═════ Material
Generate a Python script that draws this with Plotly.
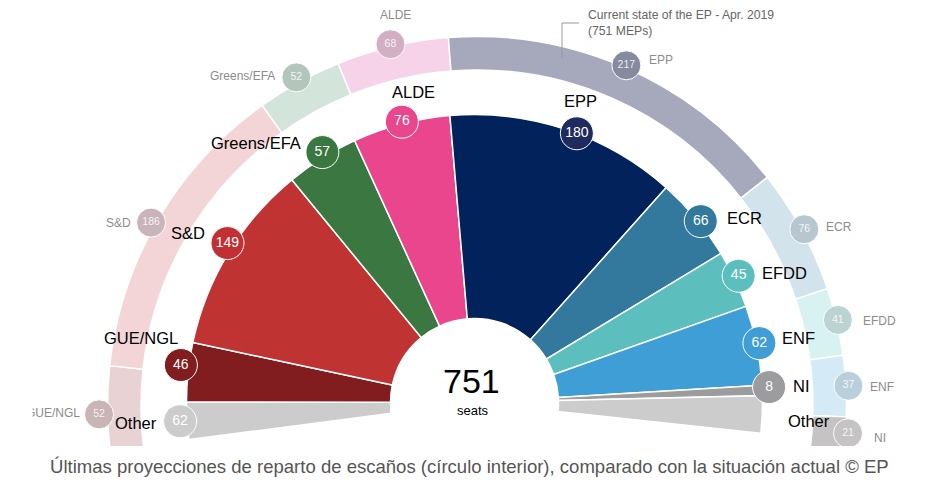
import plotly.graph_objects as go

# the page puts the figure 8px in from the top left corner of the window
PAGE_MARGIN = 8
WIDTH = 939 - 2 * PAGE_MARGIN
HEIGHT = 480 - PAGE_MARGIN
DEG_PER_SEAT = 0.2591

# the two half circles do not share a centre in the original (window pixels)
INNER_CENTER = (474.5, 402.5)
RING_CENTER = (477, 406)

# inner circle: projection. "Other" (62) is drawn in two pieces, one at each end
inner_labels = ['Other', 'GUE/NGL', 'S&D', 'Greens/EFA', 'ALDE', 'EPP', 'ECR', 'EFDD', 'ENF', 'NI', 'Other']
inner_span = [29, 46, 149, 57, 76, 180, 66, 45, 62, 8, 29]
inner_badge = ['62', '46', '149', '57', '76', '180', '66', '45', '62', '8', '']
inner_colors = ['#cbcccb', '#811d1e', '#c03333', '#3b7740', '#ea468d', '#02225b',
                '#33799e', '#5cbfbd', '#409ed7', '#9c9c9e', '#cbcccb']
inner_badge_colors = ['#cbcccb', '#811d1e', '#c23034', '#3b7740', '#ea468d', '#1f2a5e',
                      '#33799e', '#5cbfbd', '#409ed7', '#9c9c9e']

# outer ring: current state of the EP
ring_labels = ['GUE/NGL', 'S&D', 'Greens/EFA', 'ALDE', 'EPP', 'ECR', 'EFDD', 'ENF', 'NI']
ring_seats = [52, 186, 52, 68, 217, 76, 41, 37, 21]
ring_colors = ['#e9d2d3', '#f3d5d8', '#d3e4da', '#f6d3e8', '#a5a9bb', '#d2e3ec', '#d7f2f1', '#d4ebf7', '#c5c3c4']
ring_badge_colors = ['#c9b4b6', '#c9b4bb', '#b3c6bc', '#d2afc3', '#858a9e', '#b6c7d0', '#bbd4d2', '#bacfdc', '#c5c3c4']

# badges are not exactly on the middle of their slice
inner_badge_shift = [0, -1.2, -1.5, -0.7, -0.25, -2.4, -1.0, 0.3, 0.3, 0.6]
inner_badge_r = [295, 296, 294, 293, 290, 288, 290, 293, 291, 295]
ring_badge_shift = [0.8, 1.0, 0, 0.2, 0, 0, 0.2, 0, 0.2]
ring_badge_r = [378, 374, 375, 372, 372, 372, 371, 372, 372]


def px(x, y):
    return (x - PAGE_MARGIN) / WIDTH, 1 - (y - PAGE_MARGIN) / HEIGHT


def mid_angles(spans, start):
    # centre angle and width of every slice, going clockwise from start
    thetas, widths = [], []
    angle = start
    for span in spans:
        width = span * DEG_PER_SEAT
        thetas.append(angle - width / 2)
        widths.append(width)
        angle -= width
    return thetas, widths


def polar_axes(center, half):
    cx, cy = center
    return dict(
        domain=dict(x=[px(cx - half, 0)[0], px(cx + half, 0)[0]],
                    y=[px(0, cy + half * 0.17365)[1], px(0, cy - half)[1]]),
        sector=[-10, 190],
        bgcolor='rgba(0,0,0,0)',
        radialaxis=dict(range=[0, half], visible=False),
        angularaxis=dict(visible=False, thetaunit='degrees', rotation=0, direction='counterclockwise'),
    )


inner_theta, inner_width = mid_angles(inner_span, 187.4)
ring_theta, ring_width = mid_angles(ring_seats, 187.2)

fig = go.Figure()

fig.add_trace(go.Barpolar(
    r=[288 - 84] * len(inner_span), base=84, theta=inner_theta, width=inner_width,
    marker=dict(color=inner_colors, line=dict(color='white', width=1.5)),
    hoverinfo='skip', subplot='polar',
))
fig.add_trace(go.Barpolar(
    r=[369.5 - 336] * len(ring_seats), base=336, theta=ring_theta, width=ring_width,
    marker=dict(color=ring_colors, line=dict(color='white', width=1.5)),
    hoverinfo='skip', subplot='polar2',
))

# number badges
fig.add_trace(go.Scatterpolar(
    r=inner_badge_r, theta=[t + s for t, s in zip(inner_theta, inner_badge_shift)],
    mode='markers+text', text=inner_badge[:10], textposition='middle center',
    textfont=dict(family='Liberation Sans', size=14, color='white'),
    marker=dict(size=33, color=inner_badge_colors, line=dict(color='white', width=1)),
    hoverinfo='skip', subplot='polar',
))
fig.add_trace(go.Scatterpolar(
    r=ring_badge_r, theta=[t + s for t, s in zip(ring_theta, ring_badge_shift)],
    mode='markers+text', text=[str(s) for s in ring_seats], textposition='middle center',
    textfont=dict(family='Liberation Sans', size=10.5, color='rgba(255,255,255,0.85)'),
    marker=dict(size=29, color=ring_badge_colors, line=dict(color='white', width=1)),
    hoverinfo='skip', subplot='polar2',
))

fig.update_layout(
    width=WIDTH, height=HEIGHT,
    margin=dict(l=0, r=0, t=0, b=0),
    paper_bgcolor='white',
    showlegend=False,
    polar=polar_axes(INNER_CENTER, 330),
    polar2=polar_axes(RING_CENTER, 395),
)

# the ring is cut flat at the bottom, the callout line goes to the ring
fig.add_shape(type='rect', xref='paper', yref='paper', layer='above',
              x0=px(90, 0)[0], x1=px(880, 0)[0], y0=px(0, 455)[1], y1=px(0, 446)[1],
              fillcolor='white', line_width=0)
fig.add_shape(type='path', xref='paper', yref='paper', layer='above',
              path='M %f %f L %f %f L %f %f' % (*px(562, 58), *px(562, 23), *px(579, 23)),
              line=dict(color='#9a9a9a', width=1))


def label(text, x, y, size, color, xanchor='center', **kw):
    ax, ay = px(x, y)
    fig.add_annotation(text=text, x=ax, y=ay, xref='paper', yref='paper', showarrow=False,
                       xanchor=xanchor, yanchor='middle',
                       font=dict(family='Liberation Sans', size=size, color=color), **kw)


inner_label_pos = [(136, 423), (141, 338), (188, 233), (256, 143), (413, 92), (580, 101),
                   (744, 218), (784, 273), (798, 338), (801, 386), (809, 421)]
for name, (x, y) in zip(inner_labels, inner_label_pos):
    label(name, x, y, 16.5, 'black')

ring_label_pos = [(53, 413), (118, 223), (242, 76), (395, 15), (661, 60),
                  (839, 227), (879, 321), (882, 387), (880, 438)]
for name, (x, y) in zip(ring_labels, ring_label_pos):
    label(name, x, y, 12, '#8c8c8c')
# the GUE/NGL label is cut off at the left edge of the original
label(' ', 26, 413, 12, 'white', bgcolor='white', width=10, height=16)

label('751', 472, 381, 34, 'black')
label('seats', 473, 410, 13, 'black')
label('Current state of the EP - Apr. 2019<br>(751 MEPs)', 586, 23, 12.2, '#666666', xanchor='left', align='left')
label('Últimas proyecciones de reparto de escaños (círculo interior), comparado con la situación actual © EP',
      470, 466, 18.55, '#555555')

fig.write_html("out.html")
══════════
Given task: Omit every picture while copying the listing above exactly.

Exercise output:
Generate a Python script that draws this with Plotly.
import plotly.graph_objects as go

# the page puts the figure 8px in from the top left corner of the window
PAGE_MARGIN = 8
WIDTH = 939 - 2 * PAGE_MARGIN
HEIGHT = 480 - PAGE_MARGIN
DEG_PER_SEAT = 0.2591

# the two half circles do not share a centre in the original (window pixels)
INNER_CENTER = (474.5, 402.5)
RING_CENTER = (477, 406)

# inner circle: projection. "Other" (62) is drawn in two pieces, one at each end
inner_labels = ['Other', 'GUE/NGL', 'S&D', 'Greens/EFA', 'ALDE', 'EPP', 'ECR', 'EFDD', 'ENF', 'NI', 'Other']
inner_span = [29, 46, 149, 57, 76, 180, 66, 45, 62, 8, 29]
inner_badge = ['62', '46', '149', '57', '76', '180', '66', '45', '62', '8', '']
inner_colors = ['#cbcccb', '#811d1e', '#c03333', '#3b7740', '#ea468d', '#02225b',
                '#33799e', '#5cbfbd', '#409ed7', '#9c9c9e', '#cbcccb']
inner_badge_colors = ['#cbcccb', '#811d1e', '#c23034', '#3b7740', '#ea468d', '#1f2a5e',
                      '#33799e', '#5cbfbd', '#409ed7', '#9c9c9e']

# outer ring: current state of the EP
ring_labels = ['GUE/NGL', 'S&D', 'Greens/EFA', 'ALDE', 'EPP', 'ECR', 'EFDD', 'ENF', 'NI']
ring_seats = [52, 186, 52, 68, 217, 76, 41, 37, 21]
ring_colors = ['#e9d2d3', '#f3d5d8', '#d3e4da', '#f6d3e8', '#a5a9bb', '#d2e3ec', '#d7f2f1', '#d4ebf7', '#c5c3c4']
ring_badge_colors = ['#c9b4b6', '#c9b4bb', '#b3c6bc', '#d2afc3', '#858a9e', '#b6c7d0', '#bbd4d2', '#bacfdc', '#c5c3c4']

# badges are not exactly on the middle of their slice
inner_badge_shift = [0, -1.2, -1.5, -0.7, -0.25, -2.4, -1.0, 0.3, 0.3, 0.6]
inner_badge_r = [295, 296, 294, 293, 290, 288, 290, 293, 291, 295]
ring_badge_shift = [0.8, 1.0, 0, 0.2, 0, 0, 0.2, 0, 0.2]
ring_badge_r = [378, 374, 375, 372, 372, 372, 371, 372, 372]


def px(x, y):
    return (x - PAGE_MARGIN) / WIDTH, 1 - (y - PAGE_MARGIN) / HEIGHT


def mid_angles(spans, start):
    # centre angle and width of every slice, going clockwise from start
    thetas, widths = [], []
    angle = start
    for span in spans:
        width = span * DEG_PER_SEAT
        thetas.append(angle - width / 2)
        widths.append(width)
        angle -= width
    return thetas, widths


def polar_axes(center, half):
    cx, cy = center
    return dict(
        domain=dict(x=[px(cx - half, 0)[0], px(cx + half, 0)[0]],
                    y=[px(0, cy + half * 0.17365)[1], px(0, cy - half)[1]]),
        sector=[-10, 190],
        bgcolor='rgba(0,0,0,0)',
        radialaxis=dict(range=[0, half], visible=False),
        angularaxis=dict(visible=False, thetaunit='degrees', rotation=0, direction='counterclockwise'),
    )


inner_theta, inner_width = mid_angles(inner_span, 187.4)
ring_theta, ring_width = mid_angles(ring_seats, 187.2)

fig = go.Figure()

fig.add_trace(go.Barpolar(
    r=[288 - 84] * len(inner_span), base=84, theta=inner_theta, width=inner_width,
    marker=dict(color=inner_colors, line=dict(color='white', width=1.5)),
    hoverinfo='skip', subplot='polar',
))
fig.add_trace(go.Barpolar(
    r=[369.5 - 336] * len(ring_seats), base=336, theta=ring_theta, width=ring_width,
    marker=dict(color=ring_colors, line=dict(color='white', width=1.5)),
    hoverinfo='skip', subplot='polar2',
))

# number badges
fig.add_trace(go.Scatterpolar(
    r=inner_badge_r, theta=[t + s for t, s in zip(inner_theta, inner_badge_shift)],
    mode='markers+text', text=inner_badge[:10], textposition='middle center',
    textfont=dict(family='Liberation Sans', size=14, color='white'),
    marker=dict(size=33, color=inner_badge_colors, line=dict(color='white', width=1)),
    hoverinfo='skip', subplot='polar',
))
fig.add_trace(go.Scatterpolar(
    r=ring_badge_r, theta=[t + s for t, s in zip(ring_theta, ring_badge_shift)],
    mode='markers+text', text=[str(s) for s in ring_seats], textposition='middle center',
    textfont=dict(family='Liberation Sans', size=10.5, color='rgba(255,255,255,0.85)'),
    marker=dict(size=29, color=ring_badge_colors, line=dict(color='white', width=1)),
    hoverinfo='skip', subplot='polar2',
))

fig.update_layout(
    width=WIDTH, height=HEIGHT,
    margin=dict(l=0, r=0, t=0, b=0),
    paper_bgcolor='white',
    showlegend=False,
    polar=polar_axes(INNER_CENTER, 330),
    polar2=polar_axes(RING_CENTER, 395),
)

# the ring is cut flat at the bottom, the callout line goes to the ring
fig.add_shape(type='rect', xref='paper', yref='paper', layer='above',
              x0=px(90, 0)[0], x1=px(880, 0)[0], y0=px(0, 455)[1], y1=px(0, 446)[1],
              fillcolor='white', line_width=0)
fig.add_shape(type='path', xref='paper', yref='paper', layer='above',
              path='M %f %f L %f %f L %f %f' % (*px(562, 58), *px(562, 23), *px(579, 23)),
              line=dict(color='#9a9a9a', width=1))


def label(text, x, y, size, color, xanchor='center', **kw):
    ax, ay = px(x, y)
    fig.add_annotation(text=text, x=ax, y=ay, xref='paper', yref='paper', showarrow=False,
                       xanchor=xanchor, yanchor='middle',
                       font=dict(family='Liberation Sans', size=size, color=color), **kw)


inner_label_pos = [(136, 423), (141, 338), (188, 233), (256, 143), (413, 92), (580, 101),
                   (744, 218), (784, 273), (798, 338), (801, 386), (809, 421)]
for name, (x, y) in zip(inner_labels, inner_label_pos):
    label(name, x, y, 16.5, 'black')

ring_label_pos = [(53, 413), (118, 223), (242, 76), (395, 15), (661, 60),
                  (839, 227), (879, 321), (882, 387), (880, 438)]
for name, (x, y) in zip(ring_labels, ring_label_pos):
    label(name, x, y, 12, '#8c8c8c')
# the GUE/NGL label is cut off at the left edge of the original
label(' ', 26, 413, 12, 'white', bgcolor='white', width=10, height=16)

label('751', 472, 381, 34, 'black')
label('seats', 473, 410, 13, 'black')
label('Current state of the EP - Apr. 2019<br>(751 MEPs)', 586, 23, 12.2, '#666666', xanchor='left', align='left')
label('Últimas proyecciones de reparto de escaños (círculo interior), comparado con la situación actual © EP',
      470, 466, 18.55, '#555555')

fig.write_html("out.html")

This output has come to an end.